Com isso os comerciantes brasileiros que
normalmente trabalham nos estádios e nos seus arredores estarão proibidos de
executar sua atividade sem a permissão da FIFA. O parágrafo único do Art. 170
da CF diz que “É assegurado a todos o livre exercício de qualquer atividade
econômica, independentemente de autorização de órgãos públicos, salvo nos casos
previstos em lei.” mas no caso a lei está transferindo a uma entidade privada o
direito de autorizar algumas pessoas e empresas, e proibir outras de
comercializar produtos em determinada área, e justamente por ser uma empresa
privada e ter patrocinadores, os interesses particulares provavelmente serão
levados em conta na tomada dessa decisão.
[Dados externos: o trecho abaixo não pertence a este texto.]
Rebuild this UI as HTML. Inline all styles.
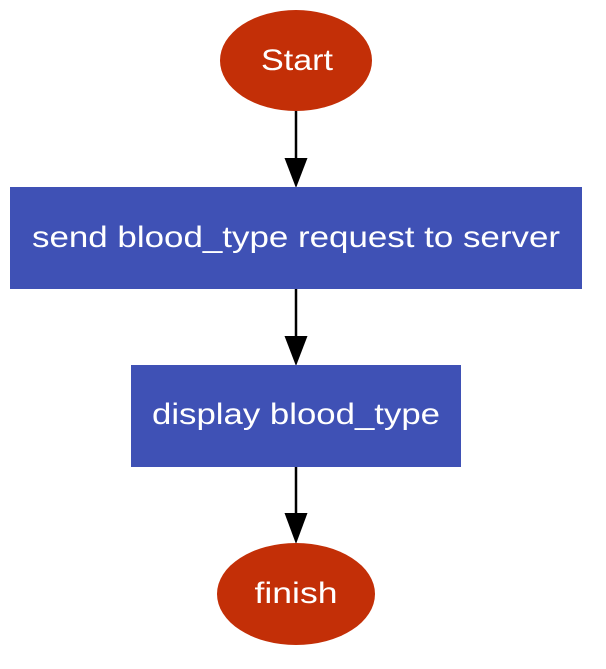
<!DOCTYPE html>
<html><head><style>html,body{margin:0;padding:0;background:#fff}svg{display:block}</style></head><body>
<svg width="606" height="669" viewBox="0 0 606 669" xmlns="http://www.w3.org/2000/svg">
<g font-family="Liberation Sans, DejaVu Sans, sans-serif" font-size="30" fill="#fff" text-anchor="middle">
<ellipse cx="296" cy="60.5" rx="76" ry="50.5" fill="#c32f07"/>
<text x="297" y="70" textLength="72" lengthAdjust="spacingAndGlyphs">Start</text>
<line x1="296" y1="111" x2="296" y2="160" stroke="#000" stroke-width="2.5"/>
<polygon points="284.5,158 307.5,158 296,188" fill="#000"/>
<rect x="10" y="187" width="572" height="102" fill="#3f51b5"/>
<text x="296" y="247" textLength="528" lengthAdjust="spacingAndGlyphs">send blood_type request to server</text>
<line x1="296" y1="289" x2="296" y2="338" stroke="#000" stroke-width="2.5"/>
<polygon points="284.5,336 307.5,336 296,366" fill="#000"/>
<rect x="131" y="365" width="330" height="102" fill="#3f51b5"/>
<text x="296" y="424" textLength="288" lengthAdjust="spacingAndGlyphs">display blood_type</text>
<line x1="296" y1="467" x2="296" y2="515" stroke="#000" stroke-width="2.5"/>
<polygon points="284.5,513 307.5,513 296,544" fill="#000"/>
<ellipse cx="296" cy="594" rx="79" ry="51" fill="#c32f07"/>
<text x="296" y="603" textLength="83" lengthAdjust="spacingAndGlyphs">finish</text>
</g>
</svg>
</body></html>
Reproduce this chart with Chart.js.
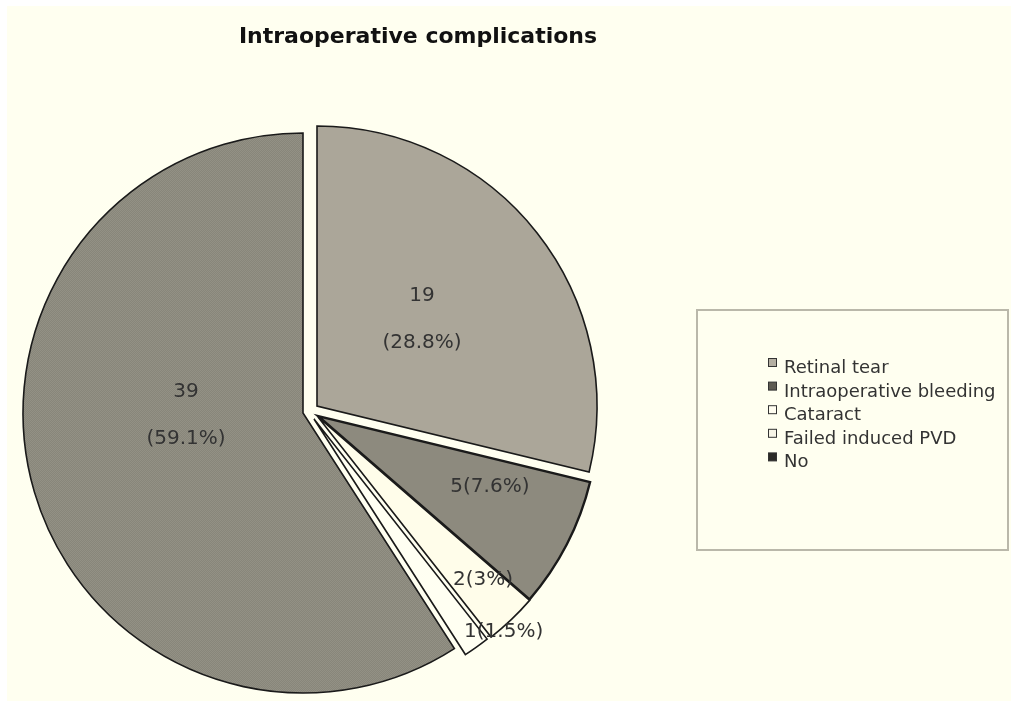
<!DOCTYPE html>
<html>
<head>
<meta charset="utf-8">
<title>Intraoperative complications</title>
<script src="https://cdn.jsdelivr.net/npm/chart.js@4/dist/chart.umd.min.js"></script>
<style>
  html, body { margin: 0; padding: 0; background: #ffffff; }
  #wrap { width: 1011px; height: 701px; position: relative; }
  canvas { display: block; }
</style>
</head>
<body>
<div id="wrap"><canvas id="pie" width="1011" height="701"></canvas></div>
<script>
// Complication categories and number of eyes in each
const categories = ['Retinal tear', 'Intraoperative bleeding', 'Cataract', 'Failed induced PVD', 'No'];
const counts = [19, 5, 2, 1, 39];
const chartTitle = 'Intraoperative complications';

// ---- styling ----
const BG = '#fffff0';
const EDGE = '#1a1a1a';
const TEXT = '#333333';

// fine dither used on the large "No" sector
function ditherPattern(a, b) {
  const c = document.createElement('canvas');
  c.width = 2; c.height = 2;
  const g = c.getContext('2d');
  g.fillStyle = a; g.fillRect(0, 0, 2, 2);
  g.fillStyle = b; g.fillRect(0, 0, 1, 1); g.fillRect(1, 1, 1, 1);
  return g.createPattern(c, 'repeat');
}
const sliceFills = ['#aba699', '#8d8a7e', '#fffdea', '#fffff2', ditherPattern('#88867a', '#939185')];
const sliceEdges = [1.6, 2.4, 1.6, 1.6, 1.6];
const swatchFills = ['#b4afa2', '#5e5b52', '#fffdf0', '#f6f4e6', '#2b2a26'];

// pulled-out sectors: translation of each sector (px)
const explode = [[14, -7], [15, 3], [15, 4], [11, 6], [0, 0]];
// label anchors: direction (deg, clockwise from 12 o'clock) and distance as a share of the radius
const labelAnchor = [
  { deg: 50.5, r: 0.486, split: true },
  { deg: 112.4, r: 0.664, split: false },
  { deg: 134.7, r: 0.829, split: false },
  { deg: 138.3, r: 1.018, split: false },
  { deg: 268.8, r: 0.418, split: true }
];

const total = counts.reduce((s, v) => s + v, 0);
const pct = v => parseFloat((v / total * 100).toFixed(1));

const backdrop = {
  id: 'backdrop',
  beforeDraw(chart) {
    const ctx = chart.ctx;
    ctx.save();
    ctx.fillStyle = '#ffffff';
    ctx.fillRect(0, 0, chart.width, chart.height);
    ctx.fillStyle = BG;
    ctx.fillRect(7, 6, chart.width - 7, chart.height - 6);
    ctx.restore();
  }
};

// draw each sector shifted by its own pull-out vector
const pulledSectors = {
  id: 'pulledSectors',
  beforeDatasetDraw(chart, args) {
    const ctx = chart.ctx;
    args.meta.data.forEach((arc, i) => {
      const [dx, dy] = explode[i];
      ctx.save();
      ctx.translate(dx, dy);
      arc.draw(ctx, chart.chartArea);
      ctx.restore();
    });
    return false;
  }
};

const annotations = {
  id: 'annotations',
  afterDraw(chart) {
    const ctx = chart.ctx;
    const meta = chart.getDatasetMeta(0);
    ctx.save();

    // sector value labels
    ctx.fillStyle = TEXT;
    ctx.font = '20px "DejaVu Sans"';
    ctx.textAlign = 'center';
    ctx.textBaseline = 'middle';
    meta.data.forEach((arc, i) => {
      const p = arc.getProps(['x', 'y', 'outerRadius'], true);
      const a = labelAnchor[i];
      const t = a.deg * Math.PI / 180;
      const cx = p.x + explode[i][0] + Math.sin(t) * a.r * p.outerRadius;
      const cy = p.y + explode[i][1] - Math.cos(t) * a.r * p.outerRadius;
      const v = counts[i];
      if (a.split) {
        ctx.fillText(String(v), cx, cy - 23.5);
        ctx.fillText('(' + pct(v) + '%)', cx, cy + 23.5);
      } else {
        ctx.fillText(v + '(' + pct(v) + '%)', cx, cy);
      }
    });

    // title
    ctx.fillStyle = '#111111';
    ctx.font = 'bold 22px "DejaVu Sans"';
    ctx.textBaseline = 'alphabetic';
    ctx.fillText(chartTitle, 418, 43);

    // legend box
    ctx.strokeStyle = '#bab8aa';
    ctx.lineWidth = 2;
    ctx.strokeRect(697, 310, 311, 240);
    ctx.font = '18px "DejaVu Sans"';
    ctx.textAlign = 'left';
    categories.forEach((name, i) => {
      const base = 373 + i * 23.6;
      ctx.fillStyle = swatchFills[i];
      ctx.fillRect(768.5, base - 14.5, 8, 8);
      ctx.strokeStyle = '#333333';
      ctx.lineWidth = 1;
      ctx.strokeRect(768.5, base - 14.5, 8, 8);
      ctx.fillStyle = TEXT;
      ctx.fillText(name, 784, base);
    });
    ctx.restore();
  }
};

new Chart(document.getElementById('pie'), {
  type: 'pie',
  data: {
    labels: categories,
    datasets: [{
      data: counts,
      backgroundColor: sliceFills,
      borderColor: EDGE,
      borderWidth: sliceEdges,
      borderJoinStyle: 'miter',
      radius: 280
    }]
  },
  options: {
    responsive: false,
    animation: false,
    devicePixelRatio: 1,
    layout: { padding: { left: 0, right: 405, top: 126, bottom: 1 } },
    plugins: {
      legend: { display: false },
      title: { display: false },
      tooltip: { enabled: false }
    }
  },
  plugins: [backdrop, pulledSectors, annotations]
});
</script>
</body>
</html>
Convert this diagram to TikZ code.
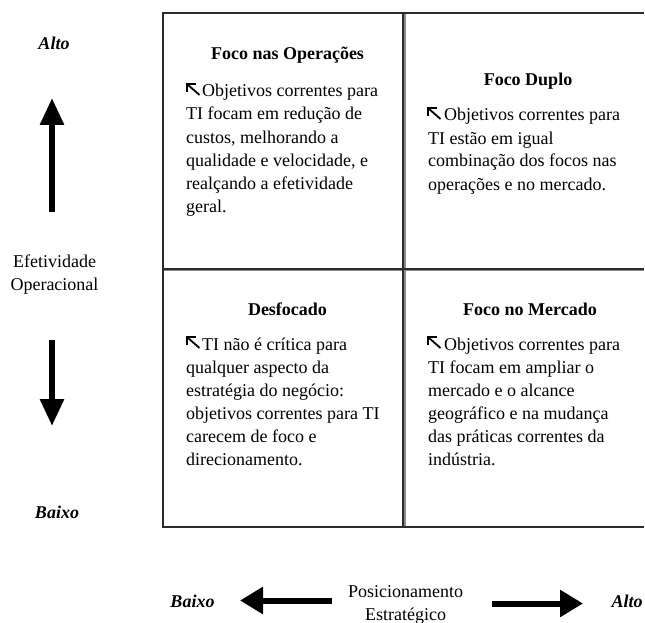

4- Contradições e Soberania Nacional.
A expressão “Estado Futebolístico de
Exceção” utilizada por Chico Alencar é bastante apropriada para descrever a
situação, o Brasil está abrindo mão de sua soberania para realizar esses
eventos. A Lei Geral da Copa fere dispositivos da legislação brasileira,
suprime direitos já adquiridos por lutas dos estudantes, torcedores, e
trabalhadores brasileiros, em favor do interesse, em grande parte econômico, de
uma entidade privada durante o período de realização da Copa das Confederações
e da Copa do Mundo. O país ficou refém de um compromisso assinado com a FIFA,
sem nenhuma transparência, em que praticamente assegura com dinheiro público a
realização de um evento privado, e garante com a Lei Geral da Copa uma série de
isenções fiscais e exceções a ordem jurídica nacional para que a FIFA consiga
obter o máximo de lucro possível.
¹ Caderno de Encargos
²
PLC 10/2012 Lei Geral da Copa
³
Texto Chico Alencar “Estado Futebolístico de Exceção.”
achei muito interessante, os aspectos abordados no texto sobre a lei geral da copa, um assunto interessante, polêmico e que infelizmente desconhecido da maioria dos cidadãos brasileiros apaixonados por futebol, mas cegos ao jogo político que envolve questões tão importantes como a soberania nacional.